#### What you are asked to do:
Your task is to copy the listing exactly, with the pictures left out.

#### Recorded information:
-- start --

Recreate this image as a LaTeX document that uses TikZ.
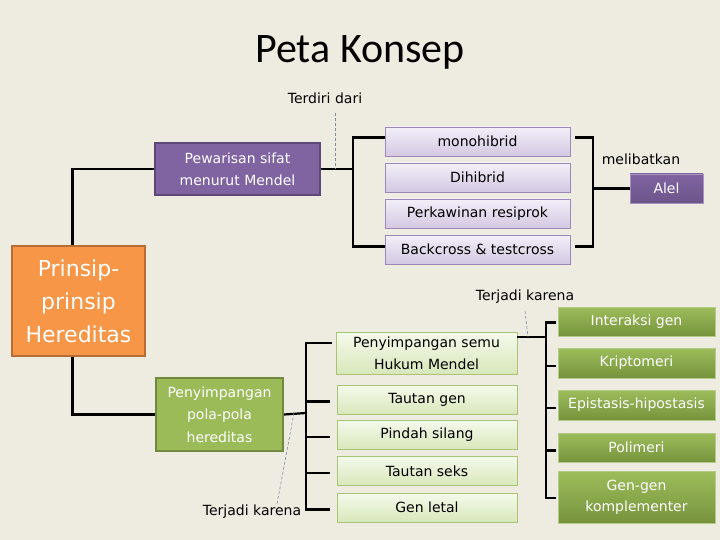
\documentclass[tikz,border=0pt]{standalone}
\usepackage{fontspec}
\setmainfont{DejaVu Sans}
\newfontfamily\titlefont{Carlito}
\usetikzlibrary{calc}
\definecolor{bg}{HTML}{EEECE1}
\definecolor{dpurple}{HTML}{8064A2}
\definecolor{dpurpleb}{HTML}{5C4776}
\definecolor{lpurpletop}{HTML}{F3EFF8}
\definecolor{lpurplebot}{HTML}{D3C8E2}
\definecolor{lpurpleb}{HTML}{9B87B8}
\definecolor{orangef}{HTML}{F79646}
\definecolor{orangeb}{HTML}{B66D31}
\definecolor{greenf}{HTML}{9BBB59}
\definecolor{greenb}{HTML}{71893F}
\definecolor{lgreentop}{HTML}{F5FAEC}
\definecolor{lgreenbot}{HTML}{D8E7BA}
\definecolor{lgreenb}{HTML}{A9C474}
\definecolor{dgreentop}{HTML}{9DBD5B}
\definecolor{dgreenbot}{HTML}{76933C}
\definecolor{dgreenb}{HTML}{B3CB86}
\definecolor{dashc}{HTML}{7E8CA0}
\tikzset{
  bx/.style 2 args={minimum width=#1, minimum height=#2, inner sep=0pt, align=center,
    font=\fontsize{14}{22}\selectfont},
  darkp/.style={fill=dpurple, draw=dpurpleb, line width=2pt, text=white},
  alelbox/.style={top color=dpurple, bottom color=dpurple!85!black, draw=dpurple!70!white, line width=0.8pt, text=white},
  lightp/.style={top color=lpurpletop, bottom color=lpurplebot, draw=lpurpleb, line width=0.8pt, text=black},
  orbox/.style={fill=orangef, draw=orangeb, line width=2.2pt, text=white},
  grbox/.style={fill=greenf, draw=greenb, line width=2.2pt, text=white},
  lightg/.style={top color=lgreentop, bottom color=lgreenbot, draw=lgreenb, line width=0.8pt, text=black},
  darkg/.style={top color=dgreentop, bottom color=dgreenbot, draw=dgreenb, line width=0.8pt, text=white},
  conn/.style={line width=2.2pt, black},
  lbl/.style={draw=dashc, line width=0.6pt, dash pattern=on 3pt off 2pt},
  lab/.style={inner sep=1pt, font=\fontsize{14}{17}\selectfont, text=black}
}
\begin{document}
\begin{tikzpicture}[x=1pt,y=-1pt]
\fill[bg] (0,0) rectangle (720,540);
\useasboundingbox (0,0) rectangle (720,540);

\node[inner sep=0pt, font=\titlefont\fontsize{42}{46}\selectfont] (title) at (360,52) {Peta Konsep};

% boxes
\node[darkp, bx={165}{52}] (pew) at (237.5,169) {Pewarisan sifat\\menurut Mendel};
\node[lightp, bx={185}{29}] (mono) at (477.5,141.5) {monohibrid};
\node[lightp, bx={185}{29}] (dih) at (477.5,177.5) {Dihibrid};
\node[lightp, bx={185}{29}] (perk) at (477.5,213.5) {Perkawinan resiprok};
\node[lightp, bx={185}{29}] (back) at (477.5,249.5) {Backcross \& testcross};
\node[alelbox, bx={73}{29}] (alel) at (666.5,188.5) {Alel};

\node[orbox, bx={133}{110}, font=\fontsize{22}{33}\selectfont] (prin) at (78.5,301) {Prinsip-\\prinsip\\Hereditas};

\node[grbox, bx={127}{73}, font=\fontsize{14}{22.5}\selectfont] (pola) at (219.5,414.5) {Penyimpangan\\pola-pola\\hereditas};

\node[lightg, bx={181}{42}] (semu) at (426.5,353) {Penyimpangan semu\\Hukum Mendel};
\node[lightg, bx={180}{29}] (tgen) at (427,399.5) {Tautan gen};
\node[lightg, bx={180}{29}] (pindah) at (427,435) {Pindah silang};
\node[lightg, bx={180}{29}] (tseks) at (427,471) {Tautan seks};
\node[lightg, bx={180}{29}] (letal) at (427,507.5) {Gen letal};

\node[darkg, bx={157}{29}] (inter) at (636.5,321.5) {Interaksi gen};
\node[darkg, bx={157}{30}] (kripto) at (636.5,363) {Kriptomeri};
\node[darkg, bx={157}{30}] (epi) at (636.5,405) {Epistasis-hipostasis};
\node[darkg, bx={157}{29}] (poli) at (636.5,447.5) {Polimeri};
\node[darkg, bx={157}{52}, font=\fontsize{14}{21}\selectfont] (gengen) at (636.5,497) {Gen-gen\\komplementer};

% labels
\node[lab] (t1) at (325,98) {Terdiri dari};
\node[lab] (mel) at (641,159) {melibatkan};
\node[lab] (t2) at (525,297) {Terjadi karena};
\node[lab] (t3) at (252,512) {Terjadi karena};

% connectors
\draw[conn] ([xshift=-6pt]prin.north) |- (pew.west);
\draw[conn] ([xshift=-6pt]prin.south) |- (pola.west);

\coordinate (j1) at (353,169);
\draw[conn] (pew.east) -- (j1);
\draw[conn] ($(mono.west)+(0,-4)$) -| (j1) |- ($(back.west)+(0,-3)$);

\coordinate (j2) at (593,188.5);
\draw[conn] ($(mono.east)+(5,-4)$) -| (j2) |- ($(back.east)+(5,-3)$);
\draw[conn] (j2) -- (alel.west);

\coordinate (j3) at (306,413);
\draw[conn] (pola.east) -- (j3);
\draw[conn] ($(semu.west)+(-4,-10)$) -| (j3) |- ($(letal.west)+(-7,2)$);
\foreach \n in {tgen,pindah,tseks}
  \draw[conn] ($(j3 |- \n.west)+(0,2)$) -- ($(\n.west)+(-7,2)$);

\coordinate (j4) at (546,337);
\draw[conn] ($(semu.east)+(0,-16)$) -- (j4);
\draw[conn] ($(inter.west)+(-2,1)$) -| (j4) |- ($(gengen.west)+(-2,1)$);
\foreach \n in {kripto,epi,poli}
  \draw[conn] ($(j4 |- \n.west)+(0,3)$) -- ($(\n.west)+(-2,3)$);

% dashed label leaders
\coordinate (d1) at (335,169);
\draw[lbl] ($(t1.south -| d1)+(0,8)$) -- (d1);
\coordinate (d2) at (528,337);
\draw[lbl] ($(t2.south)+(0,6)$) -- (d2);
\coordinate (d3) at (294,413);
\draw[lbl] ($(t3.north)+(25,0)$) -- (d3);
\end{tikzpicture}
\end{document}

-- end --

#### Solution below:
Recreate this image as a LaTeX document that uses TikZ.
\documentclass[tikz,border=0pt]{standalone}
\usepackage{fontspec}
\setmainfont{DejaVu Sans}
\newfontfamily\titlefont{Carlito}
\usetikzlibrary{calc}
\definecolor{bg}{HTML}{EEECE1}
\definecolor{dpurple}{HTML}{8064A2}
\definecolor{dpurpleb}{HTML}{5C4776}
\definecolor{lpurpletop}{HTML}{F3EFF8}
\definecolor{lpurplebot}{HTML}{D3C8E2}
\definecolor{lpurpleb}{HTML}{9B87B8}
\definecolor{orangef}{HTML}{F79646}
\definecolor{orangeb}{HTML}{B66D31}
\definecolor{greenf}{HTML}{9BBB59}
\definecolor{greenb}{HTML}{71893F}
\definecolor{lgreentop}{HTML}{F5FAEC}
\definecolor{lgreenbot}{HTML}{D8E7BA}
\definecolor{lgreenb}{HTML}{A9C474}
\definecolor{dgreentop}{HTML}{9DBD5B}
\definecolor{dgreenbot}{HTML}{76933C}
\definecolor{dgreenb}{HTML}{B3CB86}
\definecolor{dashc}{HTML}{7E8CA0}
\tikzset{
  bx/.style 2 args={minimum width=#1, minimum height=#2, inner sep=0pt, align=center,
    font=\fontsize{14}{22}\selectfont},
  darkp/.style={fill=dpurple, draw=dpurpleb, line width=2pt, text=white},
  alelbox/.style={top color=dpurple, bottom color=dpurple!85!black, draw=dpurple!70!white, line width=0.8pt, text=white},
  lightp/.style={top color=lpurpletop, bottom color=lpurplebot, draw=lpurpleb, line width=0.8pt, text=black},
  orbox/.style={fill=orangef, draw=orangeb, line width=2.2pt, text=white},
  grbox/.style={fill=greenf, draw=greenb, line width=2.2pt, text=white},
  lightg/.style={top color=lgreentop, bottom color=lgreenbot, draw=lgreenb, line width=0.8pt, text=black},
  darkg/.style={top color=dgreentop, bottom color=dgreenbot, draw=dgreenb, line width=0.8pt, text=white},
  conn/.style={line width=2.2pt, black},
  lbl/.style={draw=dashc, line width=0.6pt, dash pattern=on 3pt off 2pt},
  lab/.style={inner sep=1pt, font=\fontsize{14}{17}\selectfont, text=black}
}
\begin{document}
\begin{tikzpicture}[x=1pt,y=-1pt]
\fill[bg] (0,0) rectangle (720,540);
\useasboundingbox (0,0) rectangle (720,540);

\node[inner sep=0pt, font=\titlefont\fontsize{42}{46}\selectfont] (title) at (360,52) {Peta Konsep};

% boxes
\node[darkp, bx={165}{52}] (pew) at (237.5,169) {Pewarisan sifat\\menurut Mendel};
\node[lightp, bx={185}{29}] (mono) at (477.5,141.5) {monohibrid};
\node[lightp, bx={185}{29}] (dih) at (477.5,177.5) {Dihibrid};
\node[lightp, bx={185}{29}] (perk) at (477.5,213.5) {Perkawinan resiprok};
\node[lightp, bx={185}{29}] (back) at (477.5,249.5) {Backcross \& testcross};
\node[alelbox, bx={73}{29}] (alel) at (666.5,188.5) {Alel};

\node[orbox, bx={133}{110}, font=\fontsize{22}{33}\selectfont] (prin) at (78.5,301) {Prinsip-\\prinsip\\Hereditas};

\node[grbox, bx={127}{73}, font=\fontsize{14}{22.5}\selectfont] (pola) at (219.5,414.5) {Penyimpangan\\pola-pola\\hereditas};

\node[lightg, bx={181}{42}] (semu) at (426.5,353) {Penyimpangan semu\\Hukum Mendel};
\node[lightg, bx={180}{29}] (tgen) at (427,399.5) {Tautan gen};
\node[lightg, bx={180}{29}] (pindah) at (427,435) {Pindah silang};
\node[lightg, bx={180}{29}] (tseks) at (427,471) {Tautan seks};
\node[lightg, bx={180}{29}] (letal) at (427,507.5) {Gen letal};

\node[darkg, bx={157}{29}] (inter) at (636.5,321.5) {Interaksi gen};
\node[darkg, bx={157}{30}] (kripto) at (636.5,363) {Kriptomeri};
\node[darkg, bx={157}{30}] (epi) at (636.5,405) {Epistasis-hipostasis};
\node[darkg, bx={157}{29}] (poli) at (636.5,447.5) {Polimeri};
\node[darkg, bx={157}{52}, font=\fontsize{14}{21}\selectfont] (gengen) at (636.5,497) {Gen-gen\\komplementer};

% labels
\node[lab] (t1) at (325,98) {Terdiri dari};
\node[lab] (mel) at (641,159) {melibatkan};
\node[lab] (t2) at (525,297) {Terjadi karena};
\node[lab] (t3) at (252,512) {Terjadi karena};

% connectors
\draw[conn] ([xshift=-6pt]prin.north) |- (pew.west);
\draw[conn] ([xshift=-6pt]prin.south) |- (pola.west);

\coordinate (j1) at (353,169);
\draw[conn] (pew.east) -- (j1);
\draw[conn] ($(mono.west)+(0,-4)$) -| (j1) |- ($(back.west)+(0,-3)$);

\coordinate (j2) at (593,188.5);
\draw[conn] ($(mono.east)+(5,-4)$) -| (j2) |- ($(back.east)+(5,-3)$);
\draw[conn] (j2) -- (alel.west);

\coordinate (j3) at (306,413);
\draw[conn] (pola.east) -- (j3);
\draw[conn] ($(semu.west)+(-4,-10)$) -| (j3) |- ($(letal.west)+(-7,2)$);
\foreach \n in {tgen,pindah,tseks}
  \draw[conn] ($(j3 |- \n.west)+(0,2)$) -- ($(\n.west)+(-7,2)$);

\coordinate (j4) at (546,337);
\draw[conn] ($(semu.east)+(0,-16)$) -- (j4);
\draw[conn] ($(inter.west)+(-2,1)$) -| (j4) |- ($(gengen.west)+(-2,1)$);
\foreach \n in {kripto,epi,poli}
  \draw[conn] ($(j4 |- \n.west)+(0,3)$) -- ($(\n.west)+(-2,3)$);

% dashed label leaders
\coordinate (d1) at (335,169);
\draw[lbl] ($(t1.south -| d1)+(0,8)$) -- (d1);
\coordinate (d2) at (528,337);
\draw[lbl] ($(t2.south)+(0,6)$) -- (d2);
\coordinate (d3) at (294,413);
\draw[lbl] ($(t3.north)+(25,0)$) -- (d3);
\end{tikzpicture}
\end{document}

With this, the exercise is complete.